Att: the following markdown text was generated from the corresponding powerpoint lecture file automatically. Errors and misformatting, therefore, do exist (a lot!)!

Study Guide for Non-Linear Support Vector Machines and the Kernel Trick

This guide provides a comprehensive review of the concepts presented in the source material on non-linear Support Vector Machines (SVMs). It includes a quiz to test your understanding, an answer key for verification, suggested essay questions for deeper exploration, and a glossary of key terms.


Quiz: Short-Answer Questions

Instructions: Answer each of the following questions in 2-3 sentences, based on the provided source material.

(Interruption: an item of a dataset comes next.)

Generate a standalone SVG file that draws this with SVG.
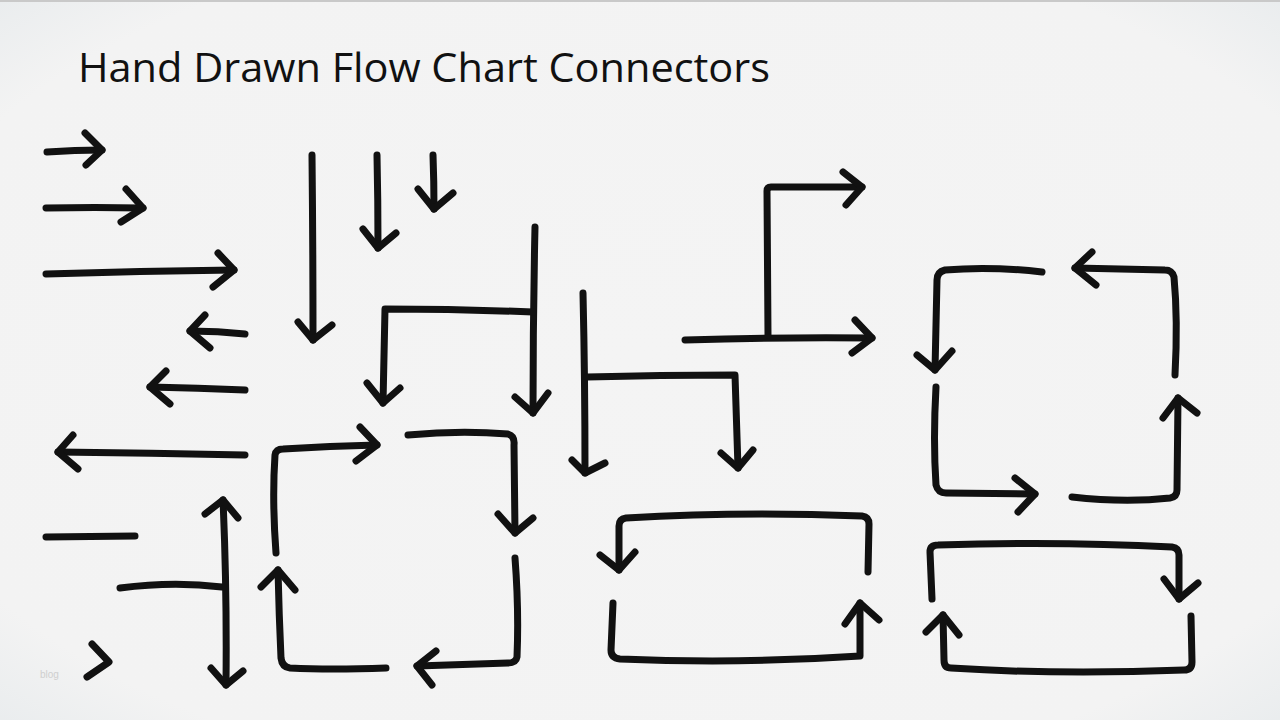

  1. What is the fundamental problem that non-linear SVMs are designed to solve, and what is the general strategy used to address it?
  2. Explain the concept of Vapnik-Chervonenkis (VC) dimension in the context of making data linearly separable.
  3. What are the two primary computational problems that arise from explicitly mapping data to a high-dimensional feature space?
  4. Define the “kernel trick” and explain how it resolves the computational issues associated with high-dimensional feature spaces.
  5. What is the role of the dual formulation in making the kernel trick possible for SVMs?
  6. Name two types of non-linear kernel functions mentioned in the text and describe their mathematical form.
  7. According to the practical guide for LIBSVM, why is scaling features before applying an SVM considered very important?
  8. Describe the effect of using a large versus a small value for the penalty parameter C in SVM model selection.
  9. Despite using potentially infinite-dimensional feature spaces, why do SVMs with kernels not necessarily overfit the data?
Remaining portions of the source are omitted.